На протяжении этой ночи было уже несколько моментов, когда я мог уйти. Пока Джулия спала, я даже подумывал, как бы это сделать: приколоть записку к подушке, написать что-то ее вишневой помадой на столе. Но желание уйти не шло ни в какое сравнение с желанием подождать еще одну минуту, еще один час. Судья, свернувшийся калачиком на кухонном столе, поднял голову. Он тихонько заскулил, и я сразу понял. Выпутавшись из роскошной сети волос Джулии, я выскользнул из постели. Она подвинулась на то место, где осталось мое тепло.

Клянусь, мне опять было тяжело.

Вместо того чтобы поступить так, как обычно поступают в подобных случаях – то есть позвонить и сказать, что подхватил ветрянку, и попросить судебного служащего перенести слушание на денек, – я натянул брюки и поднялся наверх. Мне хотелось быть в суде раньше Анны, а надо было еще принять душ и переодеться. До моего дома отсюда было недалеко, и я оставил Джулии ключи от своей машины. Уже когда мы с Судьей шли домой, я вспомнил, что, в отличие от всех тех бессонных ночей, когда, уходя, я бросал женщину одну, я не оставил никакого милого знака внимания, который смягчил бы разочарование от пробуждения в одиночестве.

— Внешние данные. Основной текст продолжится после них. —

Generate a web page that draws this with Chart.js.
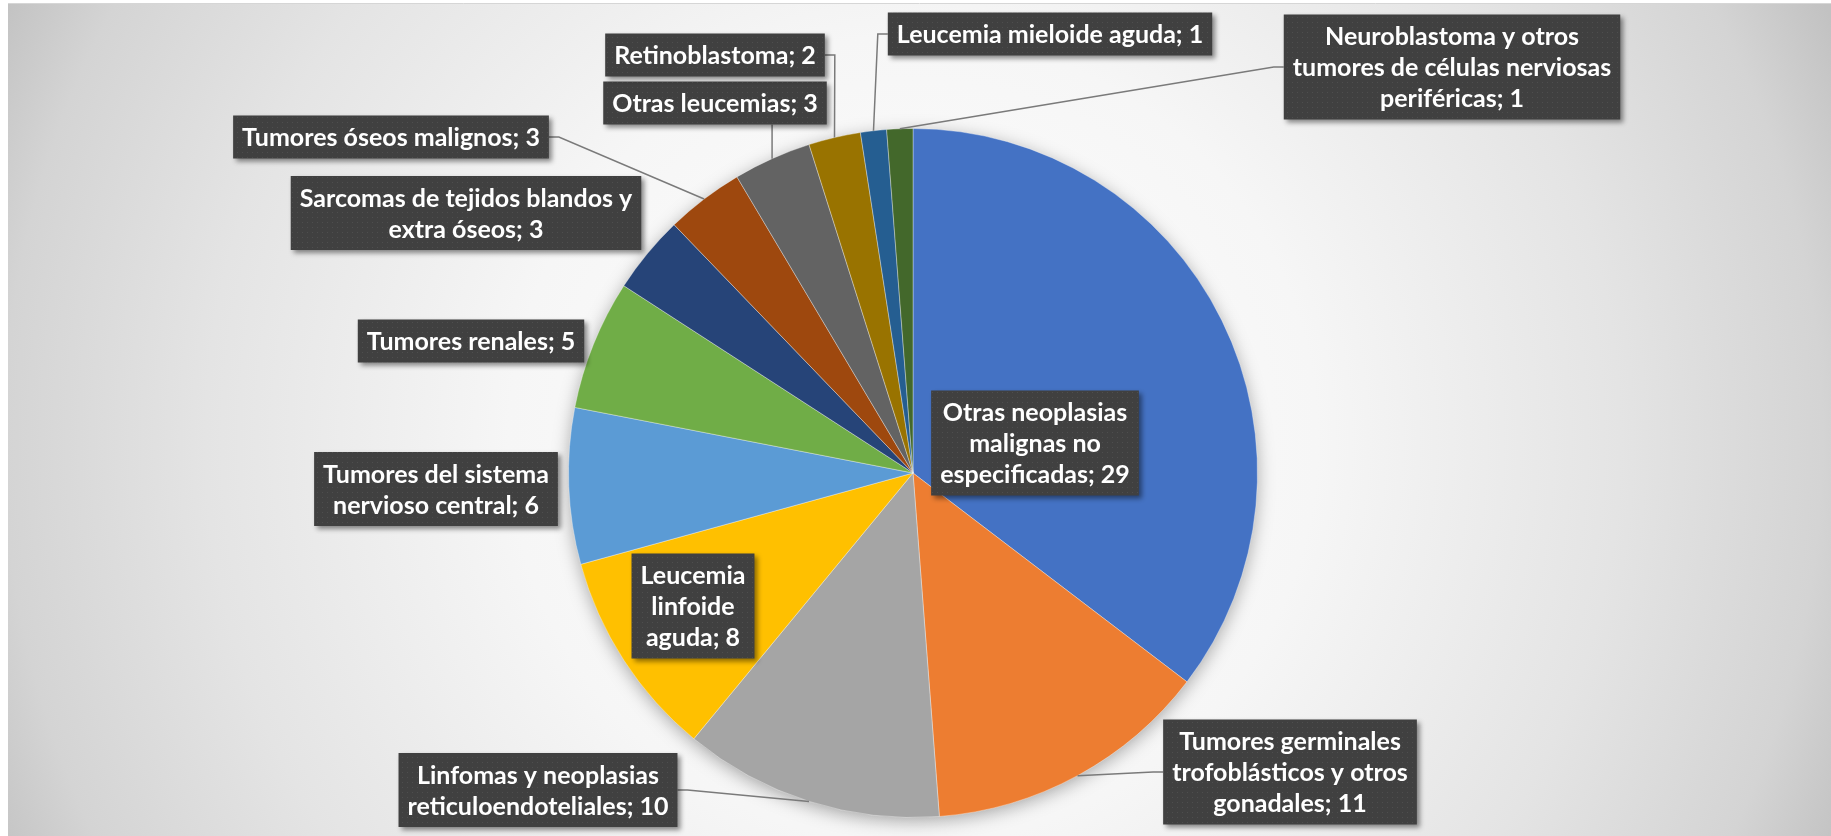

Я подумал, случайно ли я об этом забыл. Или все это время ждал ее возвращения, чтобы наконец повзрослеть?

Когда мы с Судьей подъехали к зданию суда на слушание, нам пришлось пробираться сквозь толпу репортеров. Они начали тыкать микрофоны мне в лицо и наступать Судье на лапы. Анна только посмотрит на эту толпу и тут же сбежит. Я увидел за стеклянной дверью Верна и помахал ему рукой.

– Помогите нам выйти отсюда, пожалуйста, – попросил я. – Они же съедят свидетелей живьем.

И тогда я заметил Сару, которая уже ждала. На ней был костюм, лет десять провисевший в шкафу, волосы тщательно собраны в узел. Вместо портфеля в руках она держала рюкзак.

– Доброе утро, – спокойно поздоровался я.

Дверь с шумом распахнулась, и влетел Брайан. Переводя взгляд с Сары на меня, он спросил:

– Где Анна?

Сара шагнула к нему.

– Она не приехала с тобой?

– Я вернулся в пять утра с вызова, и ее уже не было. Она оставила записку. Написала, что встретит меня здесь. – Он посмотрел на стаю шакалов на улице. – Она точно сбежала.

Снова послышался звук ломающейся печати, и в здание суда под аккомпанемент выкриков и вопросов вошла Джулия. Она поправила волосы, одежду, но как только взглянула на меня, вся ее решительность испарилась.